Many of the blogposts about the Salon story linked to a much more tragic article from the Washington Post magazine from five years ago. “Fatal Distraction: Forgetting a Child in the Backseat of a Car is a Horrifying Mistake. Is it a Crime?” is about parents who accidentally leave children in cars, usually because they believe they have already dropped their children off at daycare when the child is still in the car, which can be fatal.

A striking statistic from that article is well worth pointing out:

“There may be no act of human failing that more fundamentally challenges our society’s views about crime, punishment, justice and mercy. According to statistics compiled by a national childs’ safety advocacy group, in about 40 percent of cases authorities examine the evidence, determine that the child’s death was a terrible accident — a mistake of memory that delivers a lifelong sentence of guilt far greater than any a judge or jury could mete out — and file no charges. In the other 60 percent of the cases, parsing essentially identical facts and applying them to essentially identical laws, authorities decide that the negligence was so great and the injury so grievous that it must be called a felony, and it must be aggressively pursued.”

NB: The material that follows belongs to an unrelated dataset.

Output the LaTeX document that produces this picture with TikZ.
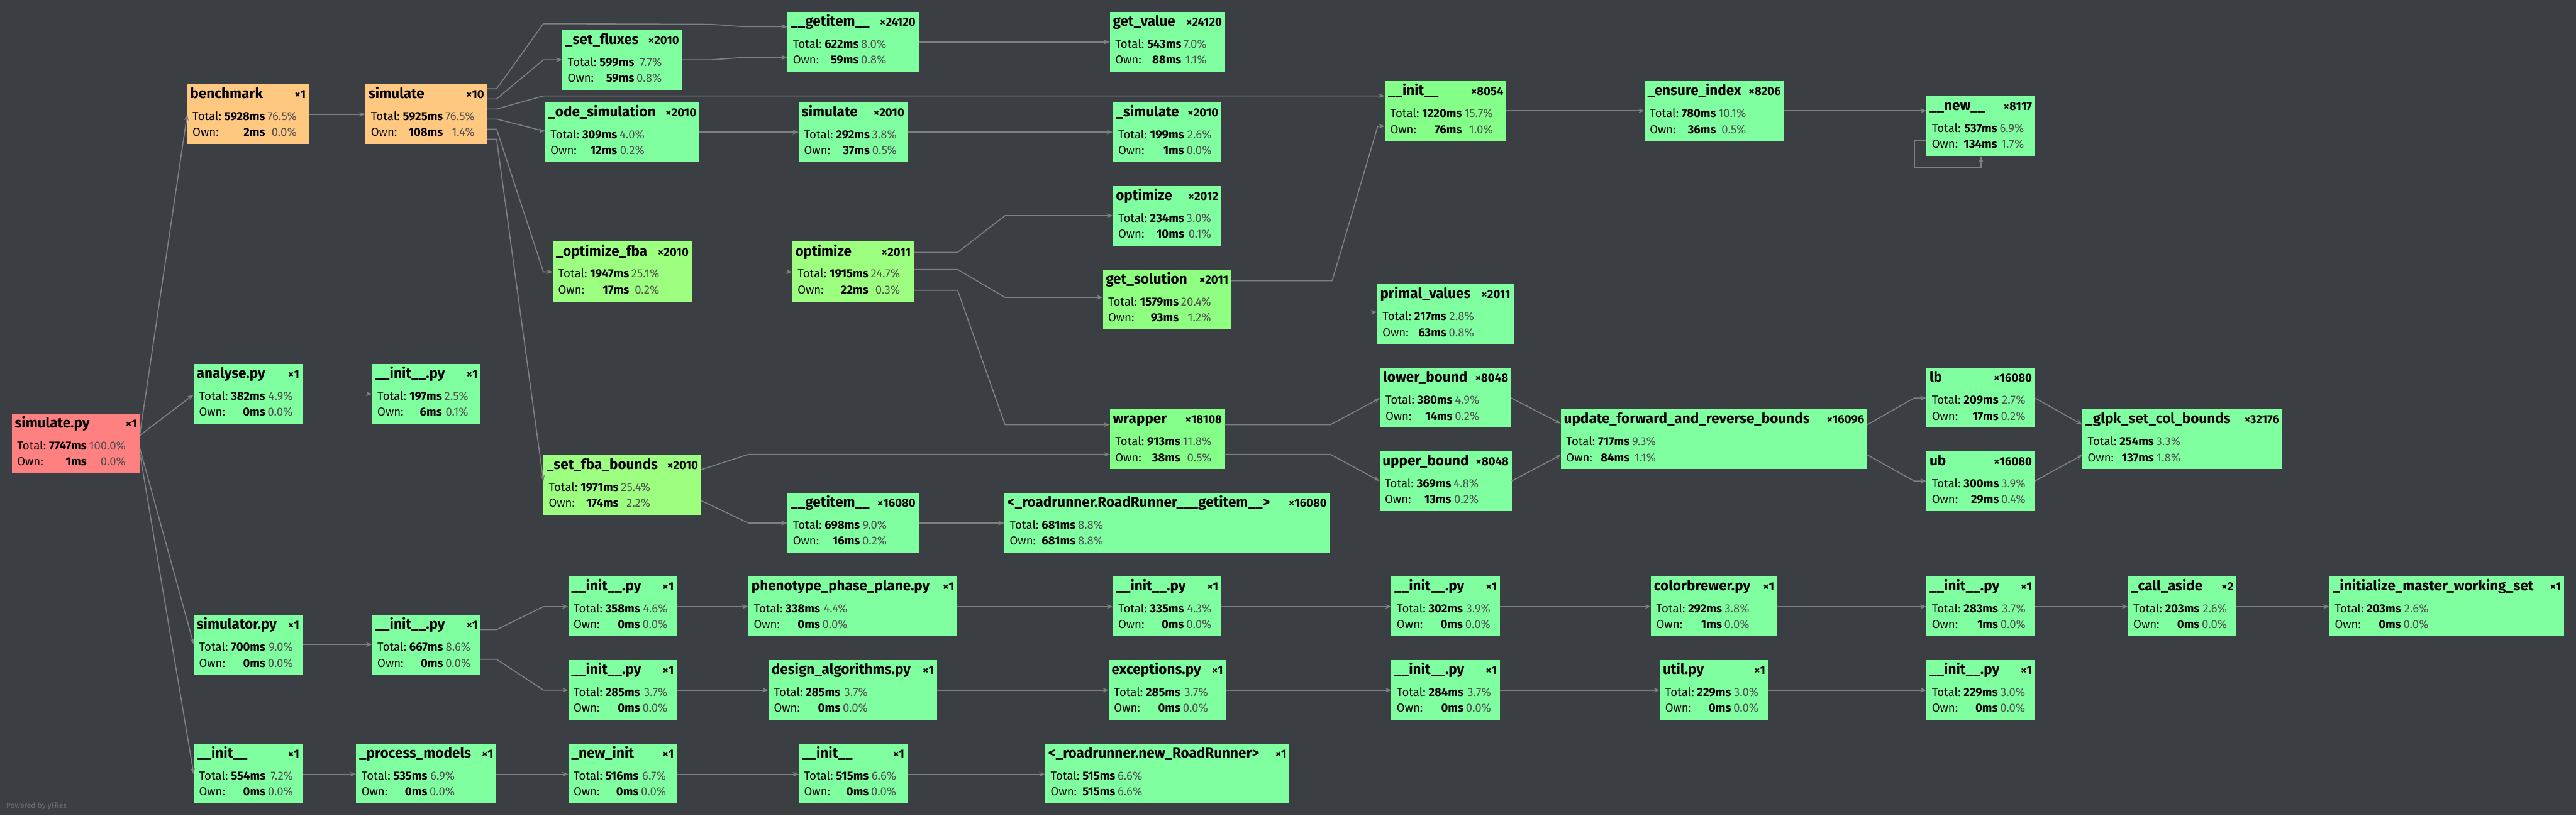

The power of the state attorney is so clear in this sad example, if child advocacy groups are correct that in closely similar circumstances, 60% of families face criminal charges while 40% do not. Part of the larger context of why prosecutorial accountability is so vitally important is the expanded power of the prosecutor, which is greater, through discretion in charging, mandatory sentencing and other means, than it has ever been before.